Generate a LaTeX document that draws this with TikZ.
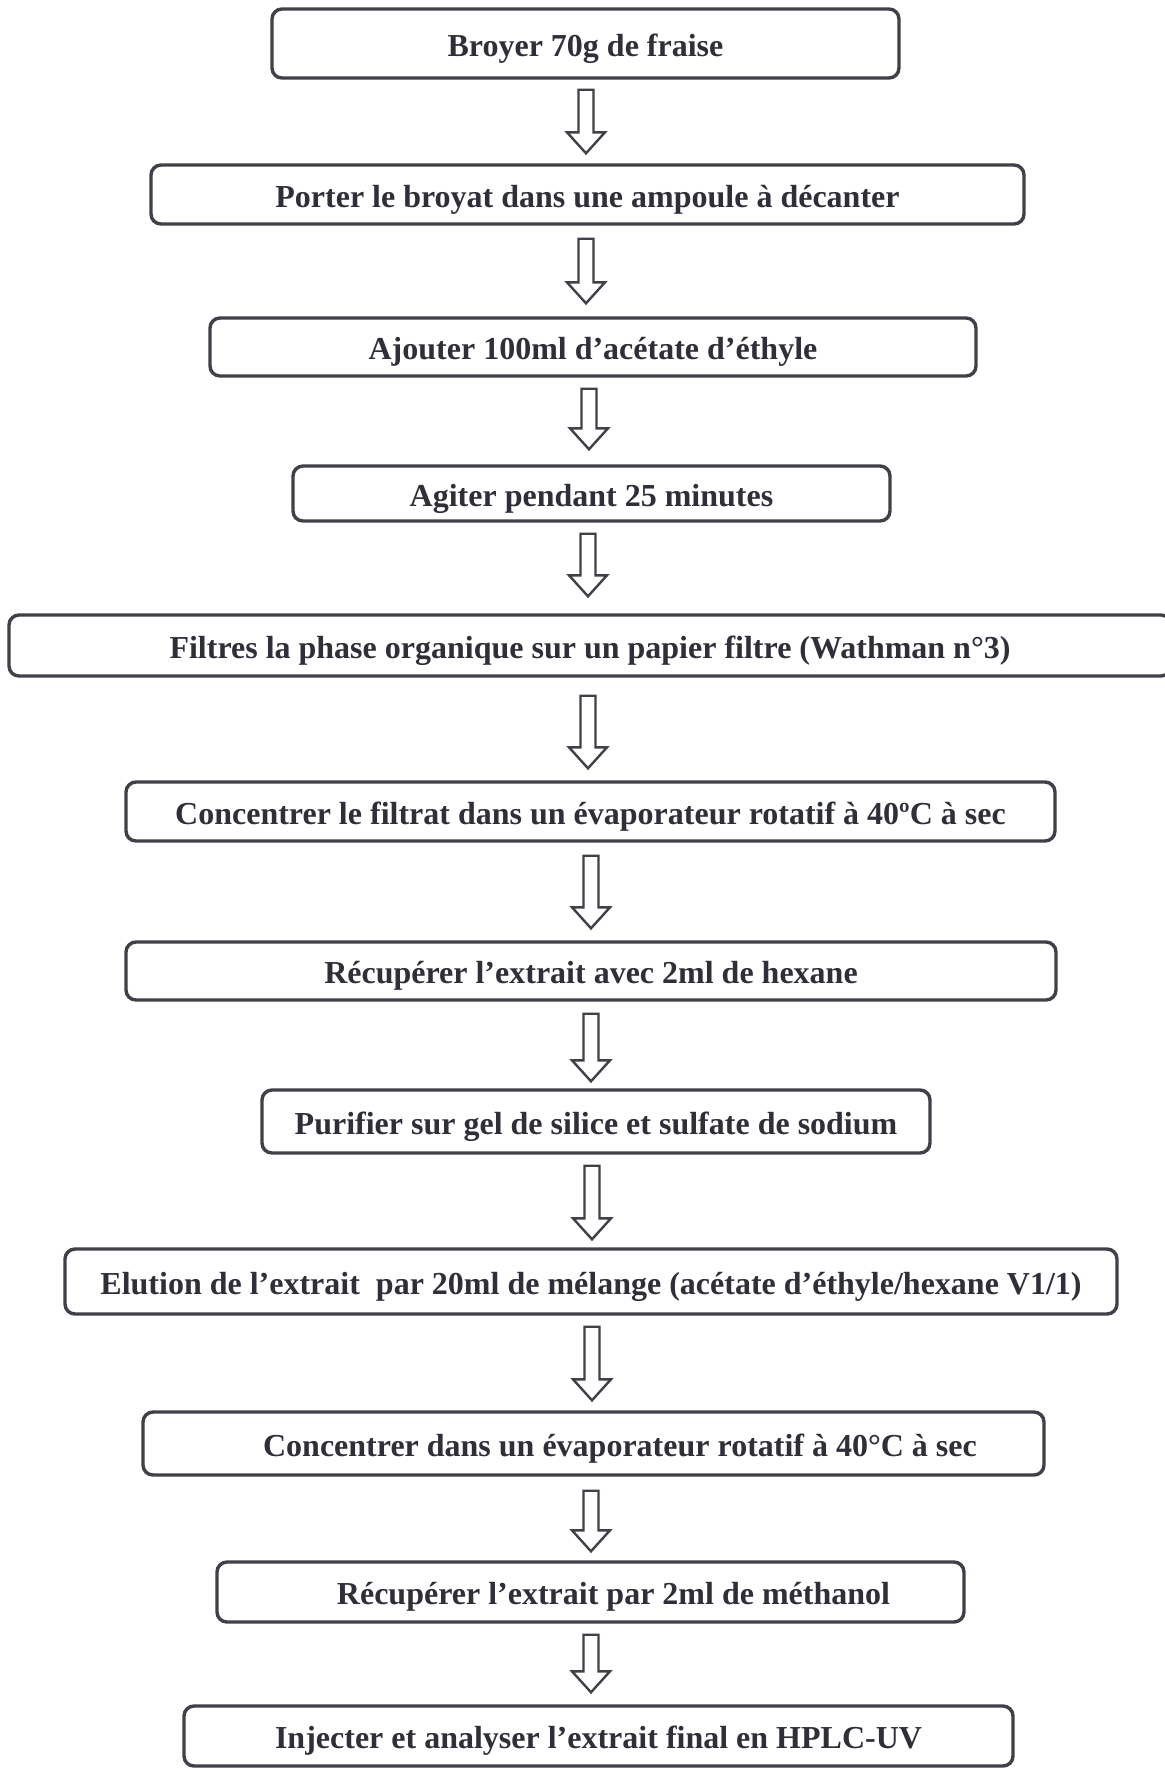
\documentclass[tikz,border=0pt]{standalone}
\usepackage{fontspec}
\setmainfont{Liberation Serif}
\usetikzlibrary{calc}
\definecolor{ink}{RGB}{50,46,57}
\definecolor{edge}{RGB}{66,63,72}
\newcommand{\blockarrow}[5]{%
  \draw[arr] let \p1=(#1.south), \p2=(#2.north) in
    ({#3*0.5pt-3.75pt},{\y1-#4*0.5pt}) --
    ({#3*0.5pt+3.75pt},{\y1-#4*0.5pt}) --
    ({#3*0.5pt+3.75pt},{\y2+#5*0.5pt+10.5pt}) --
    ({#3*0.5pt+9.5pt},{\y2+#5*0.5pt+10.5pt}) --
    ({#3*0.5pt},{\y2+#5*0.5pt}) --
    ({#3*0.5pt-9.5pt},{\y2+#5*0.5pt+10.5pt}) --
    ({#3*0.5pt-3.75pt},{\y2+#5*0.5pt+10.5pt}) -- cycle;}
\begin{document}
\begin{tikzpicture}[x=0.5pt,y=-0.5pt,
  stepbox/.style={draw=edge, line width=1.7pt, rounded corners=5pt,
    font=\fontsize{16}{19}\selectfont\bfseries, text=ink, inner sep=0pt,
    text height=12.5pt, text depth=0pt},
  arr/.style={draw=edge, line width=1.2pt, fill=white, line join=miter}]
\useasboundingbox (0,0) rectangle (1165,1769);
\clip (0,0) rectangle (1165,1769);
\fill[white] (0,0) rectangle (1165,1769);
\node[stepbox, minimum width=313.5pt, minimum height=34.5pt] (b1) at (585.5,43.5) {Broyer 70g de fraise};
\node[stepbox, minimum width=436.5pt, minimum height=29.5pt] (b2) at (587.5,194.5) {Porter le broyat dans une ampoule à décanter};
\node[stepbox, minimum width=383pt, minimum height=29pt] (b3) at (593,347) {Ajouter 100ml d’acétate d’éthyle};
\node[stepbox, minimum width=298.5pt, minimum height=27.5pt] (b4) at (591.5,493.5) {Agiter pendant 25 minutes};
\node[stepbox, minimum width=581pt, minimum height=30.5pt] (b5) at (590,645.5) {Filtres la phase organique sur un papier filtre (Wathman n°3)};
\node[stepbox, minimum width=464.5pt, minimum height=29.5pt] (b6) at (590.5,811.5) {Concentrer le filtrat dans un évaporateur rotatif à 40ºC à sec};
\node[stepbox, minimum width=465pt, minimum height=29pt] (b7) at (591,971) {Récupérer l’extrait avec 2ml de hexane};
\node[stepbox, minimum width=334pt, minimum height=31.5pt] (b8) at (596,1121.5) {Purifier sur gel de silice et sulfate de sodium};
\node[stepbox, minimum width=526pt, minimum height=32.5pt] (b9) at (591,1281.5) {Elution de l’extrait\ \ par 20ml de mélange (acétate d’éthyle/hexane V1/1)};
\node[stepbox, minimum width=450.5pt, minimum height=31.5pt] (b10) at (593.5,1443.5) {\hspace*{26.5pt}Concentrer dans un évaporateur rotatif à 40°C à sec};
\node[stepbox, minimum width=373.5pt, minimum height=30pt] (b11) at (590.5,1592) {\hspace*{23pt}Récupérer l’extrait par 2ml de méthanol};
\node[stepbox, minimum width=414.5pt, minimum height=30pt] (b12) at (598.5,1736) {Injecter et analyser l’extrait final en HPLC-UV};
\blockarrow{b1}{b2}{586}{10}{10}
\blockarrow{b2}{b3}{586}{13}{13}
\blockarrow{b3}{b4}{589}{11}{15}
\blockarrow{b4}{b5}{588}{11}{17}
\blockarrow{b5}{b6}{588}{18}{12}
\blockarrow{b6}{b7}{591}{13}{12}
\blockarrow{b7}{b8}{591}{12}{7}
\blockarrow{b8}{b9}{592}{11}{8}
\blockarrow{b9}{b10}{592}{11}{10}
\blockarrow{b10}{b11}{591}{14}{9}
\blockarrow{b11}{b12}{591}{11}{12}
\end{tikzpicture}
\end{document}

_Problem to work on_.
Pictures in the data above should not be copied; transcribe everything else exactly.

_Exercise solution_.
Generate a LaTeX document that draws this with TikZ.
\documentclass[tikz,border=0pt]{standalone}
\usepackage{fontspec}
\setmainfont{Liberation Serif}
\usetikzlibrary{calc}
\definecolor{ink}{RGB}{50,46,57}
\definecolor{edge}{RGB}{66,63,72}
\newcommand{\blockarrow}[5]{%
  \draw[arr] let \p1=(#1.south), \p2=(#2.north) in
    ({#3*0.5pt-3.75pt},{\y1-#4*0.5pt}) --
    ({#3*0.5pt+3.75pt},{\y1-#4*0.5pt}) --
    ({#3*0.5pt+3.75pt},{\y2+#5*0.5pt+10.5pt}) --
    ({#3*0.5pt+9.5pt},{\y2+#5*0.5pt+10.5pt}) --
    ({#3*0.5pt},{\y2+#5*0.5pt}) --
    ({#3*0.5pt-9.5pt},{\y2+#5*0.5pt+10.5pt}) --
    ({#3*0.5pt-3.75pt},{\y2+#5*0.5pt+10.5pt}) -- cycle;}
\begin{document}
\begin{tikzpicture}[x=0.5pt,y=-0.5pt,
  stepbox/.style={draw=edge, line width=1.7pt, rounded corners=5pt,
    font=\fontsize{16}{19}\selectfont\bfseries, text=ink, inner sep=0pt,
    text height=12.5pt, text depth=0pt},
  arr/.style={draw=edge, line width=1.2pt, fill=white, line join=miter}]
\useasboundingbox (0,0) rectangle (1165,1769);
\clip (0,0) rectangle (1165,1769);
\fill[white] (0,0) rectangle (1165,1769);
\node[stepbox, minimum width=313.5pt, minimum height=34.5pt] (b1) at (585.5,43.5) {Broyer 70g de fraise};
\node[stepbox, minimum width=436.5pt, minimum height=29.5pt] (b2) at (587.5,194.5) {Porter le broyat dans une ampoule à décanter};
\node[stepbox, minimum width=383pt, minimum height=29pt] (b3) at (593,347) {Ajouter 100ml d’acétate d’éthyle};
\node[stepbox, minimum width=298.5pt, minimum height=27.5pt] (b4) at (591.5,493.5) {Agiter pendant 25 minutes};
\node[stepbox, minimum width=581pt, minimum height=30.5pt] (b5) at (590,645.5) {Filtres la phase organique sur un papier filtre (Wathman n°3)};
\node[stepbox, minimum width=464.5pt, minimum height=29.5pt] (b6) at (590.5,811.5) {Concentrer le filtrat dans un évaporateur rotatif à 40ºC à sec};
\node[stepbox, minimum width=465pt, minimum height=29pt] (b7) at (591,971) {Récupérer l’extrait avec 2ml de hexane};
\node[stepbox, minimum width=334pt, minimum height=31.5pt] (b8) at (596,1121.5) {Purifier sur gel de silice et sulfate de sodium};
\node[stepbox, minimum width=526pt, minimum height=32.5pt] (b9) at (591,1281.5) {Elution de l’extrait\ \ par 20ml de mélange (acétate d’éthyle/hexane V1/1)};
\node[stepbox, minimum width=450.5pt, minimum height=31.5pt] (b10) at (593.5,1443.5) {\hspace*{26.5pt}Concentrer dans un évaporateur rotatif à 40°C à sec};
\node[stepbox, minimum width=373.5pt, minimum height=30pt] (b11) at (590.5,1592) {\hspace*{23pt}Récupérer l’extrait par 2ml de méthanol};
\node[stepbox, minimum width=414.5pt, minimum height=30pt] (b12) at (598.5,1736) {Injecter et analyser l’extrait final en HPLC-UV};
\blockarrow{b1}{b2}{586}{10}{10}
\blockarrow{b2}{b3}{586}{13}{13}
\blockarrow{b3}{b4}{589}{11}{15}
\blockarrow{b4}{b5}{588}{11}{17}
\blockarrow{b5}{b6}{588}{18}{12}
\blockarrow{b6}{b7}{591}{13}{12}
\blockarrow{b7}{b8}{591}{12}{7}
\blockarrow{b8}{b9}{592}{11}{8}
\blockarrow{b9}{b10}{592}{11}{10}
\blockarrow{b10}{b11}{591}{14}{9}
\blockarrow{b11}{b12}{591}{11}{12}
\end{tikzpicture}
\end{document}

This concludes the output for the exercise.